– Le Premier ministre Sébastien Lecornu a officiellement annoncé qu’il ne recourrait pas à l’article 49-3 de la Constitution pour faire adopter le budget 2026. Cette décision, hautement symbolique, marque une rupture nette avec ses prédécesseurs qui avaient largement utilisé ce dispositif permettant de faire passer un texte sans vote, en engageant la responsabilité du gouvernement.
Un geste politique présenté comme un « pari de confiance »

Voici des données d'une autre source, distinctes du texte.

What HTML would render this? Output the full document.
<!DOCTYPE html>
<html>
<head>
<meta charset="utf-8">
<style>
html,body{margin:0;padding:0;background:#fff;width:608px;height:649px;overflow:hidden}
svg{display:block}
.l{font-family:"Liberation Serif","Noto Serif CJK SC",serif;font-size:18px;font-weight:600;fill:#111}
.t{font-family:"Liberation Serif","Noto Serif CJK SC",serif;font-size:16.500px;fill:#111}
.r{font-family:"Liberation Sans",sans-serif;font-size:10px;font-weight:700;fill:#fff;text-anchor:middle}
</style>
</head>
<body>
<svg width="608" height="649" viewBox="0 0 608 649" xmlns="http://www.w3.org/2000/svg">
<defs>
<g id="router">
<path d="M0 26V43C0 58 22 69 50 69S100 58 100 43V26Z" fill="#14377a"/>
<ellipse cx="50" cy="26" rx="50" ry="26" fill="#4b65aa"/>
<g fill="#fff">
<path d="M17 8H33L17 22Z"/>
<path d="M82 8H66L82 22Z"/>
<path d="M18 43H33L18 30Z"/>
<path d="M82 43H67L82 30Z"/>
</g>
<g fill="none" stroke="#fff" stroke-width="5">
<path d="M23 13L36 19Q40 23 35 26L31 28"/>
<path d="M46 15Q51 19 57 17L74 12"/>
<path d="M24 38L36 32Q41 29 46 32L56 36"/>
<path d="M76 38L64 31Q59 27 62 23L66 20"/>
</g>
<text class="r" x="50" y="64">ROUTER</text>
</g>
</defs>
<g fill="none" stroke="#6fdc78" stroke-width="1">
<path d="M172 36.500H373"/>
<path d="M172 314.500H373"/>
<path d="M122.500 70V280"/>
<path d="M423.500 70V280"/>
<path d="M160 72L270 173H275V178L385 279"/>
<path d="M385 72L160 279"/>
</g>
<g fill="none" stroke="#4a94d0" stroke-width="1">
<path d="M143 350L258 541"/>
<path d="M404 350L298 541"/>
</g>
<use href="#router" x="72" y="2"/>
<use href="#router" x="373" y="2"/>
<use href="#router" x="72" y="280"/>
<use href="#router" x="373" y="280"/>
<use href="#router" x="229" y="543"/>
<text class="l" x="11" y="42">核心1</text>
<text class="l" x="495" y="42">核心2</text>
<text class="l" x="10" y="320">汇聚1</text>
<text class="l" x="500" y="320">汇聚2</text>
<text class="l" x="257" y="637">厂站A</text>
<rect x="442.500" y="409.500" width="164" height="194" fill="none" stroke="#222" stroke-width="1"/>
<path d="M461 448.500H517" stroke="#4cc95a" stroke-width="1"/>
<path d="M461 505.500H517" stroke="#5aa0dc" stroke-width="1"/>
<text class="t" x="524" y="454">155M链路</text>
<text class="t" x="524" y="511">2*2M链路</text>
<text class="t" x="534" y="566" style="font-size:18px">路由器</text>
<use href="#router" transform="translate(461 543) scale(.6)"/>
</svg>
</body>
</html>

Lors de son allocution, le chef du gouvernement a expliqué son choix comme une volonté de « redonner la main » aux parlementaires, en privilégiant le débat démocratique. « C’est un pari de confiance envers les députés et les sénateurs », a affirmé Lecornu, conscient que l’opinion publique est majoritairement hostile au recours systématique au 49-3.
Des réactions contrastées
Les oppositions ont globalement salué la décision, tout en exprimant des réserves. Le Parti socialiste comme le Rassemblement national estiment qu’il s’agit d’un « geste positif », mais dénoncent un effet d’affichage si la politique menée ne change pas en profondeur. « La démocratie ne se réduit pas à un symbole », a insisté un député socialiste, tandis que certains élus préviennent que « d’autres moyens de passer en force existent toujours » dans l’arsenal constitutionnel.

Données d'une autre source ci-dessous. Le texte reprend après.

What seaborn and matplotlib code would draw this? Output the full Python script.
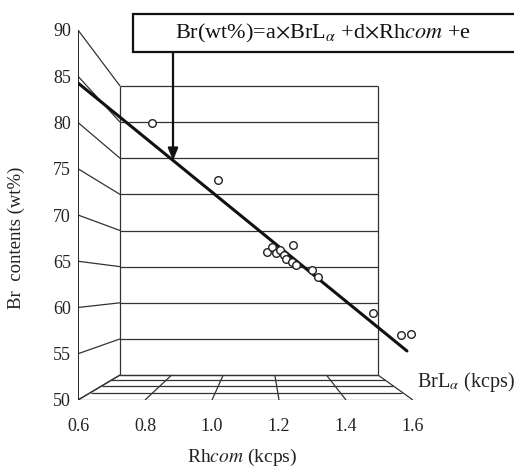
import numpy as np
import pandas as pd
import matplotlib
matplotlib.use("Agg")
import matplotlib.pyplot as plt
from matplotlib.patches import Rectangle
import seaborn as sns

# Measured samples: Rh Compton intensity (kcps) vs Br content (wt%)
rh_com = [0.821, 1.018, 1.164, 1.179, 1.191, 1.203, 1.215, 1.221,
          1.242, 1.239, 1.251, 1.299, 1.317, 1.481, 1.564, 1.594]
br_wt = [79.95, 73.78, 66.00, 66.54, 65.89, 66.22, 65.68, 65.24,
         66.76, 64.92, 64.59, 64.05, 63.30, 59.41, 57.03, 57.14]

# Calibration line end points
fit_x = [0.600, 1.582]
fit_y = [84.27, 55.30]

x_ticks = [0.6, 0.8, 1.0, 1.2, 1.4, 1.6]
y_ticks = [50, 55, 60, 65, 70, 75, 80, 85, 90]
depth_levels = [0.0, 0.25, 0.5, 0.75, 1.0]

sns.set_theme(style="white")
plt.rcParams["font.family"] = ["Liberation Serif", "DejaVu Serif"]
plt.rcParams["mathtext.fontset"] = "stix"

W, H = 514, 470
fig = plt.figure(figsize=(W / 100, H / 100), dpi=100)
ax = fig.add_axes([78 / W, 70 / H, 335 / W, 370 / H])
ax.set_xlim(0.6, 1.6)
ax.set_ylim(50, 90)

# Perspective box: front plane at depth 0, back wall at depth 1
VX, VY = 1.146, 62.33


def proj(x, v, t):
    sx = 1.0 / (1.0 + 0.2987 * t)
    sy = 1.0 / (1.0 + 0.2804 * t)
    return VX + sx * (np.asarray(x) - VX), VY + sy * (np.asarray(v) - VY)


frame_kw = dict(color="#333333", lw=0.9, solid_capstyle="butt", zorder=1)
x0, x1 = x_ticks[0], x_ticks[-1]
y0, y1 = y_ticks[0], y_ticks[-1]

# back wall: horizontal grid lines and edges
for v in y_ticks:
    px, py = proj([x0, x1], [v, v], 1.0)
    ax.plot(px, py, **frame_kw)
for x in (x0, x1):
    px, py = proj([x, x], [y0, y1], 1.0)
    ax.plot(px, py, **frame_kw)

# left wall: lines running from front axis to back wall
for v in y_ticks:
    px, py = proj([x0, x0], [v, v], np.array([0.0, 1.0]))
    ax.plot(px, py, **frame_kw)

# floor grid
for t in depth_levels:
    px, py = proj([x0, x1], [y0, y0], t)
    ax.plot(px, py, **frame_kw)
for x in x_ticks:
    px, py = proj([x, x], [y0, y0], np.array([0.0, 1.0]))
    ax.plot(px, py, **frame_kw)

# front vertical axis
ax.plot([x0, x0], [y0, y1], color="#222222", lw=1.4, zorder=2)

# calibration line and samples
sns.lineplot(x=fit_x, y=fit_y, ax=ax, color="#111111", lw=2.2, zorder=3)
df = pd.DataFrame({"rh": rh_com, "br": br_wt})
sns.scatterplot(data=df, x="rh", y="br", ax=ax, marker="o", s=30,
                facecolor="white", edgecolor="#222222", linewidth=1.0,
                zorder=4, clip_on=False)

for sp in ax.spines.values():
    sp.set_visible(False)
ax.set_xticks(x_ticks)
ax.set_xticklabels([f"{v:.1f}" for v in x_ticks])
ax.set_yticks(y_ticks)
ax.set_yticklabels([str(v) for v in y_ticks])
ax.tick_params(axis="x", length=0, pad=13, labelsize=13, colors="#222222")
ax.tick_params(axis="y", length=0, pad=5, labelsize=13, colors="#222222")
ax.grid(False)
ax.set_xlabel("")
ax.set_ylabel("")

# axis titles
fig.text(242 / W, (H - 457) / H, r"Rh$\it{com}$ (kcps)", ha="center",
         va="center", fontsize=14, color="#222222")
fig.text(16 / W, (H - 238) / H, "Br  contents (wt%)", ha="center",
         va="center", rotation=90, fontsize=13.5, color="#222222")
ax.text(1.012, 0.049, r"BrL$_{\alpha}$ (kcps)", transform=ax.transAxes,
        ha="left", va="center", fontsize=14.5, color="#222222")

# equation box
fig.patches.append(Rectangle((133 / W, (H - 52) / H), 420 / W, 38 / H,
                             transform=fig.transFigure, fill=True,
                             facecolor="white", edgecolor="#111111",
                             lw=1.6, clip_on=False, zorder=5))
fig.text(175 / W, (H - 33) / H,
         r"Br(wt%)=a$\times$BrL$_{\alpha}$ +d$\times$Rh$\it{com}$ +e",
         ha="left", va="center", fontsize=16, color="#111111", zorder=6)

# arrow from the box to the line
arrow_x = 0.8836
ax.annotate("", xy=(arrow_x, 84.27 + (55.30 - 84.27) / 0.982 * (arrow_x - 0.6)),
            xytext=(arrow_x, 87.6),
            arrowprops=dict(arrowstyle="-|>,head_length=0.6,head_width=0.25",
                            color="#111111", lw=1.6, shrinkA=0, shrinkB=0),
            annotation_clip=False, zorder=6)

fig.savefig("out.png", dpi=100)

Conséquences pour le gouvernement
Cette annonce oblige désormais l’exécutif à rechercher des compromis et à bâtir des majorités au cas par cas à l’Assemblée nationale. La tâche s’annonce délicate pour un gouvernement qui ne dispose pas d’une majorité absolue. La déclaration de politique générale de Sébastien Lecornu est prévue mardi prochain, tandis que la composition du nouveau gouvernement sera connue d’ici la fin du week-end.
Quels outils pour contourner le 49-3 ?
Si le Premier ministre renonce au 49-3, il dispose encore de plusieurs leviers constitutionnels pour encadrer les débats et tenter d’éviter l’enlisement parlementaire :
– Article 44-3 : le vote bloqué
Le gouvernement peut demander à l’Assemblée de se prononcer sur un texte uniquement dans la version qu’il retient, limitant ainsi les amendements.
– Article 45 : commission mixte paritaire et procédure accélérée
En cas de désaccord entre l’Assemblée et le Sénat, une commission mixte paritaire peut être convoquée. Si aucun compromis n’est trouvé, le gouvernement peut redonner le dernier mot à l’Assemblée. Ce dispositif est particulièrement utilisé dans le cadre des lois de finances.
– Contrôle de l’ordre du jour et appels à la responsabilité
Le gouvernement garde la maîtrise d’une grande partie de l’agenda parlementaire et peut jouer sur l’urgence ou engager sa responsabilité politique sur certains dossiers (hors 49-3), afin d’exercer une pression sur les députés.
Un équilibre fragile
Ces alternatives, contrairement au 49-3, nécessitent toutes un vote formel et donc la construction de compromis. Si elles offrent plus de transparence démocratique, elles réduisent la capacité du gouvernement à imposer ses choix. Pour Lecornu, le pari est double : renouer avec la confiance parlementaire tout en assurant la stabilité politique dans un contexte budgétaire et social tendu.